USD to INR forecast 2018 looks bright as the New Year begins on a rather cautious mood with the markets looking for a trigger to show the direction of swings. While the lot of emerging markets in the course of 2017 was largely one of a herd mentality when paired against the US Dollar, there was a remarkable upside to the Indian Rupee fortunes.
Market analysts set a 2017 year-end peg of 70 for USD/INR, but, the Indian currency was able to shrug off at least 5 percent of the forecast to start the New Year at 63 for USD/INR. Many currencies that define the emerging markets’ benchmark like that of the BRICS (Brazil, Russia, India, China and South Africa) rode the 2017 wave on highs and lows dictated by the US Feds decisions.
Factors that drove USD/INR Lows and Highs
INR had to battle the tide of US interest rate decisions in 2017 in addition to the Bull Run of Oil prices that took many analysts by surprise.
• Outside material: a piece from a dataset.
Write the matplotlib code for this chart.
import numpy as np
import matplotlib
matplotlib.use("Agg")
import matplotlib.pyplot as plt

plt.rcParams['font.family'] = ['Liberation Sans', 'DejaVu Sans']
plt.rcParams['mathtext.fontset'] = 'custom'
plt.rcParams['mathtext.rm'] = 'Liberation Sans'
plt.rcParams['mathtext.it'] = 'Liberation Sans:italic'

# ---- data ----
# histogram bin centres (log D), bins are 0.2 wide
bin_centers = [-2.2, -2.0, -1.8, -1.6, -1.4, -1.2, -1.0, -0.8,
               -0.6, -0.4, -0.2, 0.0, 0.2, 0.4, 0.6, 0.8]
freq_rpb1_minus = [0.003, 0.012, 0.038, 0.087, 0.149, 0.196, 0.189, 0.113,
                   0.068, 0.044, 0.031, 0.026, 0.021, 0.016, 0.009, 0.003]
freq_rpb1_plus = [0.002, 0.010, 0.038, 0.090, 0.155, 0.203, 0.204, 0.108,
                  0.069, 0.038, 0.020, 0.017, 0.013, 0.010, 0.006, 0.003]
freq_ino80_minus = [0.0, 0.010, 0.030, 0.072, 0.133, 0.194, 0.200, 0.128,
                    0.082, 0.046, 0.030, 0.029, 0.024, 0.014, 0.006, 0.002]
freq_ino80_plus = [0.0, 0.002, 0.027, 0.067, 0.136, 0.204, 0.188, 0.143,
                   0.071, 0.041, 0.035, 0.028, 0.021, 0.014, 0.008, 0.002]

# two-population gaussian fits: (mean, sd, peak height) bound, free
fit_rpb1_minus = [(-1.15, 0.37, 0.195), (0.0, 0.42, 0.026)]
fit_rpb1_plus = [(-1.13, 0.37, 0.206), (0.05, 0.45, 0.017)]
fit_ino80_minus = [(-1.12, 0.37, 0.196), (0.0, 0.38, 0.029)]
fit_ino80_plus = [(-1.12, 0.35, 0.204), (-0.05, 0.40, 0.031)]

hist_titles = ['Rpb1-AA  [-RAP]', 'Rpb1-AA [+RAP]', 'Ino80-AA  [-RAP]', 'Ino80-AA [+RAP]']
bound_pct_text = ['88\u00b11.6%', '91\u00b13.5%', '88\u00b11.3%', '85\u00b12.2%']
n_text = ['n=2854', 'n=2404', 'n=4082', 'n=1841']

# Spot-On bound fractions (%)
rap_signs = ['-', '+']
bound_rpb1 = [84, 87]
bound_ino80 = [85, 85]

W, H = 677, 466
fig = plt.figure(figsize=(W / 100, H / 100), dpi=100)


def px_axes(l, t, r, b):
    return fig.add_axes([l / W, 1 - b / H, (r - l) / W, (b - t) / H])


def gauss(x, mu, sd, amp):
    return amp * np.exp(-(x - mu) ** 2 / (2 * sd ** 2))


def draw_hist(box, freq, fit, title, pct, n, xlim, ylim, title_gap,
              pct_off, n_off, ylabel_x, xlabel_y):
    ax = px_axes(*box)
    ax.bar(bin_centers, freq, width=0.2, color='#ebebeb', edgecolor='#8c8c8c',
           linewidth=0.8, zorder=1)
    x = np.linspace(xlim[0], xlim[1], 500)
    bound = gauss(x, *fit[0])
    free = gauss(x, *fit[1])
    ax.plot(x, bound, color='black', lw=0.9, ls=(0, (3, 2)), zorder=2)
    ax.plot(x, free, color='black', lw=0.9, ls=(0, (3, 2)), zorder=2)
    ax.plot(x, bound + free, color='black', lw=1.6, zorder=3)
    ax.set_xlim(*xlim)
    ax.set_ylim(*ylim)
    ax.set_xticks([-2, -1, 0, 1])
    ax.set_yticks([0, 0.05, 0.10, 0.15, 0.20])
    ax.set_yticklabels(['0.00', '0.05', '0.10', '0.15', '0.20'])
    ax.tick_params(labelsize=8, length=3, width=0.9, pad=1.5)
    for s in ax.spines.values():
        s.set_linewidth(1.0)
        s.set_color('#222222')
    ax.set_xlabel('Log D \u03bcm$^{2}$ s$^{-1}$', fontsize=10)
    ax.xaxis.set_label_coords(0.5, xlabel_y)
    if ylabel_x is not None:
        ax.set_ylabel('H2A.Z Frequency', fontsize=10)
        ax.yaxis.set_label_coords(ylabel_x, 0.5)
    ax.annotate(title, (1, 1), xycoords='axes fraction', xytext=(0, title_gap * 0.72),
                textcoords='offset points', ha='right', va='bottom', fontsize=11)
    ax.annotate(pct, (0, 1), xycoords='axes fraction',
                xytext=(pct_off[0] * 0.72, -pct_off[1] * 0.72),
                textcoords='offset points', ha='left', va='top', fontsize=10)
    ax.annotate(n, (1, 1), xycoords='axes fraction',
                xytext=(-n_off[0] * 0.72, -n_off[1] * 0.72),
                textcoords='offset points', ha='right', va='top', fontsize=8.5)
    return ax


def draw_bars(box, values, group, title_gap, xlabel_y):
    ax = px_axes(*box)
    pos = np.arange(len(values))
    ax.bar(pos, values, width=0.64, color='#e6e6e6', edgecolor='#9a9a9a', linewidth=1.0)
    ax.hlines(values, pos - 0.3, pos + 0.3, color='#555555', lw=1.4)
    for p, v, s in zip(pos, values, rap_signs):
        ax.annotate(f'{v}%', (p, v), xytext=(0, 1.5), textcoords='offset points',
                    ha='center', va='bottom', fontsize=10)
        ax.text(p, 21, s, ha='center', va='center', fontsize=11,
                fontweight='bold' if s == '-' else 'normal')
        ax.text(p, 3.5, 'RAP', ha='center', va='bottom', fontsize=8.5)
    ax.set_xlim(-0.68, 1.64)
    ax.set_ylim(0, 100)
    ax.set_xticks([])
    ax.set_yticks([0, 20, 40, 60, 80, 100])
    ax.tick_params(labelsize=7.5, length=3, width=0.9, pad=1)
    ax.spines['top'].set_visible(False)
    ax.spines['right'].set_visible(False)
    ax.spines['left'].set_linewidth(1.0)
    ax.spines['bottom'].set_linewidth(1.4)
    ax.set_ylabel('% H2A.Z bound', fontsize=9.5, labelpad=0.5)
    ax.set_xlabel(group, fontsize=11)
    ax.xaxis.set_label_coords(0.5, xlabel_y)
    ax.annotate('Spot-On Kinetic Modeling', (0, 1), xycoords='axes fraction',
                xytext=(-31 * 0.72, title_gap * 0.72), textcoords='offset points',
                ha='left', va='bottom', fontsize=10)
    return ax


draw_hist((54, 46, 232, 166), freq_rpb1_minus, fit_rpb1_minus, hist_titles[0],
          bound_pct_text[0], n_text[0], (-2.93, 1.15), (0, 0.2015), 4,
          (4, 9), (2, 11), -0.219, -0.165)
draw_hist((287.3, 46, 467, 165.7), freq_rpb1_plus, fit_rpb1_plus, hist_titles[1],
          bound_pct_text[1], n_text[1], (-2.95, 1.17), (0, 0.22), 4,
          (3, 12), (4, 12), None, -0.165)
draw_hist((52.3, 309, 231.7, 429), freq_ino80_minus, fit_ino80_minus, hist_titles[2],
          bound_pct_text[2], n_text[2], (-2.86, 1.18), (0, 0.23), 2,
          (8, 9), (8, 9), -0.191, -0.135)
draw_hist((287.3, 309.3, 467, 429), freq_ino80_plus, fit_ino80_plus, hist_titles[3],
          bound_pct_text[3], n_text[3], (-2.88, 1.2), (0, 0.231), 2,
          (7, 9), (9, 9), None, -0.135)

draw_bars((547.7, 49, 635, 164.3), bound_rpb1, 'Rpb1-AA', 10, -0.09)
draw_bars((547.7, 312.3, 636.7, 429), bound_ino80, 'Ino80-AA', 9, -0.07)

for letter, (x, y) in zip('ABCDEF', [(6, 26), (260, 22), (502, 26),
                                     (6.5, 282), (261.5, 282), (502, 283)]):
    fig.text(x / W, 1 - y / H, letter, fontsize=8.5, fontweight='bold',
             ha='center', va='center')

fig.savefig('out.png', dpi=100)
In view of the rising energy costs, the export –driven Indian economy had to find a way to absorb the shocks to budgeted overheads.
At intervals during the past year, the price of oil seemed to be on the retreat only to take a surge. The cartel power of OPEC and the new found bromance with energy powerhouse, Russia, also helped to brighten the fortunes of the oil producers.
As the cost of energy spiked, the Indian economy had to absorb the effect, and inadvertently, the INR was caught in the milieu. However, the strong production rage boosted the Indian economy growth with projections at just under 7 percent to end the year.
USD to INR 2017 Hallmarks
Did GST Impact the US Dollar vs. Indian Rupee Benchmark?
It is thought that moving forward; it is wise to take a look at how you got to the present. GST tariff reviews were carried out in the course of 2017 by the Indian authorities after the criticism that this stifled the local economy. As the economy adjusted to the impact of the GST and the 2016 cash ban, the short term squeeze seemed to have been moderated over the course of 2017.
The Indian economy took on the boost of the fiscal reforms, which impacted the SME sector negatively. On the flip side, the major players continued to churn out goods and services for overseas markets with a remarkable aplomb. Strong exports no doubts aided USD to INR fortunes.
In the course of 2017, the USD/INR performance was marred by heavy falls in the early part of the year with a low of 68.32 to the USD in February 2017. This however considerably pared to 63.8 to the USD as at midnight 31 December 2017.
So, what led to the beyond 6 percent boost in the USD/INR rating in 2017? Here are the factors to consider:
- Strong stock exchange performance led to sustained forex inflows from abroad
- PM Modi’s inflation caps with gas price freeze and reflation steps
- RBI INR/USD hawkish stance
USD to INR Forecast 2018
The Indian economy was projected by IMF to hit a 7.4 percent growth rate in the fiscal April 2017 to March 2018. Will the overall outlook for the INR be any better in 2018 than it was in 2017? Not so clear-cut, I will say.
The US Feds will not likely go on the rampage and do anything drastic in the course of the New Year: many analysts share my view. It should be expected that the USD/INR rate will oscillate between the present 63 and a high of 67.
PM Modi is also facing an election year in 2019, and a buildup towards that is not expected to be anything near radical. If the PM goes with the bears and continues to moderate the impact of the energy price unpredictability, there won’t be anything to rattle the USD to INR position on the local front.
On the global front, any upheaval will have a universal effect that won’t catch the INR napping. All national economies will be affected by a global crisis or the uncertainties in the Middle East and Korean Peninsula.
So, if I am placing a bet, I will go with a stable outlook and a 1 to 5 percent wager room at the height of market volatility.